[BRIEF] Write each line of the material exactly as given, from the top through the line that contains "7960, 7680, 7300]", and omit all pictures.

___

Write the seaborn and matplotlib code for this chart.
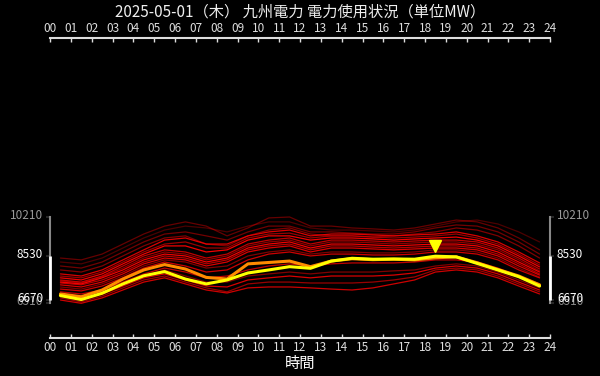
import numpy as np
import pandas as pd
import matplotlib
matplotlib.use("Agg")
import matplotlib.pyplot as plt
import matplotlib.transforms as mtransforms
import seaborn as sns


# chart data (MW, hourly values plotted at the middle of each hour)
title = "2025-05-01（木） 九州電力 電力使用状況（単位MW）"
x_label = "時間"
hour_labels = [f"{h:02d}" for h in range(25)]
hours = np.arange(24) + 0.5

today = [6840, 6670, 6940, 7340, 7690, 7870, 7550, 7340, 7510, 7810, 7940, 8080,
         8010, 8320, 8440, 8400, 8410, 8400, 8530, 8500, 8220, 7940, 7650, 7250]
yesterday = [6910, 6790, 7080, 7550, 7940, 8170, 7980, 7620, 7550, 8200, 8260, 8320,
             8080, 8320, 8420, 8380, 8400, 8370, 8460, 8500, 8250, 7960, 7680, 7300]

past_days = [
    [8280, 8200, 8450, 8880, 9310, 9650, 9820, 9740, 9570, 9820, 10000, 10000,
     9740, 9650, 9650, 9610, 9570, 9650, 9820, 10000, 10080, 9910, 9570, 9140],
    [8450, 8370, 8620, 9050, 9480, 9820, 10000, 9820, 9400, 9740, 10170, 10210,
     9820, 9820, 9740, 9700, 9650, 9740, 9910, 10080, 10000, 9740, 9310, 8800],
    [8110, 8020, 8280, 8710, 9140, 9480, 9570, 9400, 9220, 9570, 9820, 9820,
     9570, 9570, 9520, 9480, 9480, 9570, 9740, 9870, 9820, 9570, 9140, 8620],
    [7940, 7850, 8110, 8540, 8970, 9310, 9400, 9050, 8970, 9400, 9650, 9740,
     9480, 9400, 9400, 9350, 9400, 9480, 9570, 9740, 9650, 9400, 8970, 8450],
    [7770, 7680, 7940, 8370, 8800, 9220, 9310, 9050, 9050, 9400, 9570, 9650,
     9400, 9480, 9480, 9440, 9400, 9440, 9480, 9570, 9400, 9140, 8710, 8240],
    [7680, 7600, 7850, 8280, 8710, 9050, 9140, 8880, 8880, 9310, 9480, 9520,
     9310, 9400, 9400, 9350, 9310, 9350, 9400, 9480, 9310, 9050, 8620, 8150],
    [7600, 7510, 7770, 8200, 8620, 8970, 8970, 8710, 8800, 9220, 9400, 9400,
     9220, 9310, 9310, 9270, 9220, 9270, 9310, 9350, 9220, 8970, 8540, 8070],
    [7510, 7420, 7680, 8110, 8540, 8800, 8710, 8450, 8620, 9050, 9220, 9310,
     9050, 9220, 9220, 9180, 9140, 9180, 9220, 9220, 9140, 8880, 8450, 7980],
    [7470, 7380, 7640, 8020, 8450, 8710, 8620, 8370, 8540, 8970, 9140, 9220,
     8970, 9140, 9140, 9100, 9050, 9100, 9140, 9140, 9050, 8800, 8370, 7900],
    [7420, 7340, 7600, 7940, 8370, 8620, 8540, 8280, 8450, 8880, 9050, 9140,
     8880, 9050, 9050, 9010, 8970, 9010, 9050, 9050, 8970, 8710, 8280, 7850],
    [7380, 7300, 7510, 7850, 8280, 8540, 8450, 8200, 8370, 8800, 8970, 9050,
     8800, 8970, 8970, 8920, 8880, 8920, 8970, 8970, 8880, 8620, 8200, 7770],
    [7300, 7210, 7420, 7770, 8200, 8450, 8370, 8110, 8280, 8710, 8880, 8970,
     8710, 8880, 8880, 8840, 8800, 8840, 8880, 8880, 8800, 8540, 8110, 7720],
    [7210, 7120, 7340, 7680, 8110, 8370, 8280, 8020, 8110, 8540, 8710, 8800,
     8620, 8710, 8710, 8670, 8670, 8710, 8800, 8800, 8710, 8450, 8020, 7640],
    [7120, 7040, 7250, 7600, 8020, 8280, 8110, 7850, 7940, 8370, 8620, 8710,
     8540, 8620, 8620, 8580, 8580, 8620, 8710, 8710, 8620, 8370, 7940, 7600],
    [7000, 6910, 7080, 7420, 7770, 8020, 7850, 7600, 7680, 7940, 8110, 8200,
     8110, 8200, 8240, 8240, 8240, 8280, 8370, 8370, 8280, 8020, 7680, 7340],
    [6910, 6820, 7000, 7340, 7680, 7940, 7680, 7420, 7420, 7680, 7770, 7850,
     7770, 7850, 7850, 7850, 7900, 7940, 8110, 8200, 8110, 7850, 7510, 7170],
    [6820, 6740, 6910, 7250, 7600, 7770, 7510, 7250, 7210, 7510, 7600, 7680,
     7600, 7680, 7680, 7680, 7720, 7810, 8020, 8110, 8020, 7770, 7420, 7080],
    [6740, 6570, 6820, 7170, 7510, 7680, 7420, 7170, 7000, 7340, 7420, 7420,
     7380, 7380, 7380, 7420, 7510, 7640, 7940, 8020, 7940, 7680, 7340, 7000],
    [6650, 6510, 6740, 7080, 7420, 7600, 7340, 7080, 6950, 7170, 7210, 7210,
     7170, 7120, 7080, 7170, 7340, 7510, 7850, 7940, 7850, 7600, 7250, 6910],
]
# how strongly each past day is drawn
past_alpha = [0.3, 0.4, 0.45, 0.5,
              0.85, 0.6, 0.95, 0.75, 0.55, 0.95, 0.7, 0.85, 0.5, 0.8,
              0.75, 0.5, 0.85, 0.6, 0.8]


sns.set_theme(style="dark", rc={"axes.facecolor": "black",
                                "figure.facecolor": "black",
                                "savefig.facecolor": "black"})
plt.rcParams['font.family'] = ['Noto Sans CJK JP', 'DejaVu Sans']

fig = plt.figure(figsize=(6, 3.76), dpi=100)
ax = fig.add_axes([50/600, 38/376, 500/600, 300/376])

for vals, a in zip(past_days, past_alpha):
    sns.lineplot(x=hours, y=vals, color="#ff0000", alpha=a, lw=0.9, ax=ax)

sns.lineplot(x=hours, y=yesterday, color="#ff8c00", lw=2.2, ax=ax)
sns.lineplot(x=hours, y=today, color="#ffff00", lw=2.2, ax=ax)

# peak marker above today's maximum
peak_i = int(np.argmax(today))
ax.plot(hours[peak_i], today[peak_i] + 450, marker="v", color="#ffff00",
        ms=8, ls="none")

all_vals = np.array(past_days + [today])
overall_max, overall_min = int(all_vals.max()), int(all_vals.min())
today_max, today_min = max(today), min(today)

ax.set_xlim(0, 24)
ax.set_ylim(5022, 17884)

# x axis on both top and bottom
ax.set_xticks(range(25))
ax.set_xticklabels(hour_labels)
ax.tick_params(axis="x", top=True, bottom=True, labeltop=True, labelbottom=True,
               direction="in", length=3, width=1, colors="#dddddd",
               labelsize=8.5, pad=2)
for s in ["top", "bottom"]:
    ax.spines[s].set_color("#dddddd")
    ax.spines[s].set_linewidth(1.5)

# y axis: overall range in gray, today's range in white
yt = [overall_min, today_min, today_max, overall_max]
ax.set_yticks(yt)
ax.set_yticklabels([str(v) for v in yt])
ax.tick_params(axis="y", left=True, right=True, labelleft=True, labelright=True,
               direction="out", length=3, width=1.5, labelsize=8.5, pad=2)
tick_cols = ["#888888", "#ffffff", "#ffffff", "#999999"]
lift = mtransforms.ScaledTranslation(0, 3/100, fig.dpi_scale_trans)
for t, c in zip(ax.yaxis.get_major_ticks(), tick_cols):
    for lab in (t.label1, t.label2):
        lab.set_color(c)
        lab.set_transform(lab.get_transform() + lift)
    t.tick1line.set_color(c)
    t.tick2line.set_color(c)

for s in ["left", "right"]:
    ax.spines[s].set_bounds(overall_min, overall_max)
    ax.spines[s].set_color("#888888")
    ax.spines[s].set_linewidth(1.5)
ax.vlines([0, 24], today_min, today_max, color="white", lw=2, clip_on=False, zorder=5)

ax.grid(False)
ax.set_xlabel(x_label, color="white", fontsize=11, labelpad=1)
ax.set_ylabel("")
fig.text(0.5, 1 - 12/376, title, ha="center", va="center", color="#eeeeee", fontsize=11)

fig.savefig("out.png", dpi=100, facecolor="black")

___

[SOLUTION TO THIS TASK]
Write the seaborn and matplotlib code for this chart.
import numpy as np
import pandas as pd
import matplotlib
matplotlib.use("Agg")
import matplotlib.pyplot as plt
import matplotlib.transforms as mtransforms
import seaborn as sns


# chart data (MW, hourly values plotted at the middle of each hour)
title = "2025-05-01（木） 九州電力 電力使用状況（単位MW）"
x_label = "時間"
hour_labels = [f"{h:02d}" for h in range(25)]
hours = np.arange(24) + 0.5

today = [6840, 6670, 6940, 7340, 7690, 7870, 7550, 7340, 7510, 7810, 7940, 8080,
         8010, 8320, 8440, 8400, 8410, 8400, 8530, 8500, 8220, 7940, 7650, 7250]
yesterday = [6910, 6790, 7080, 7550, 7940, 8170, 7980, 7620, 7550, 8200, 8260, 8320,
             8080, 8320, 8420, 8380, 8400, 8370, 8460, 8500, 8250, 7960, 7680, 7300]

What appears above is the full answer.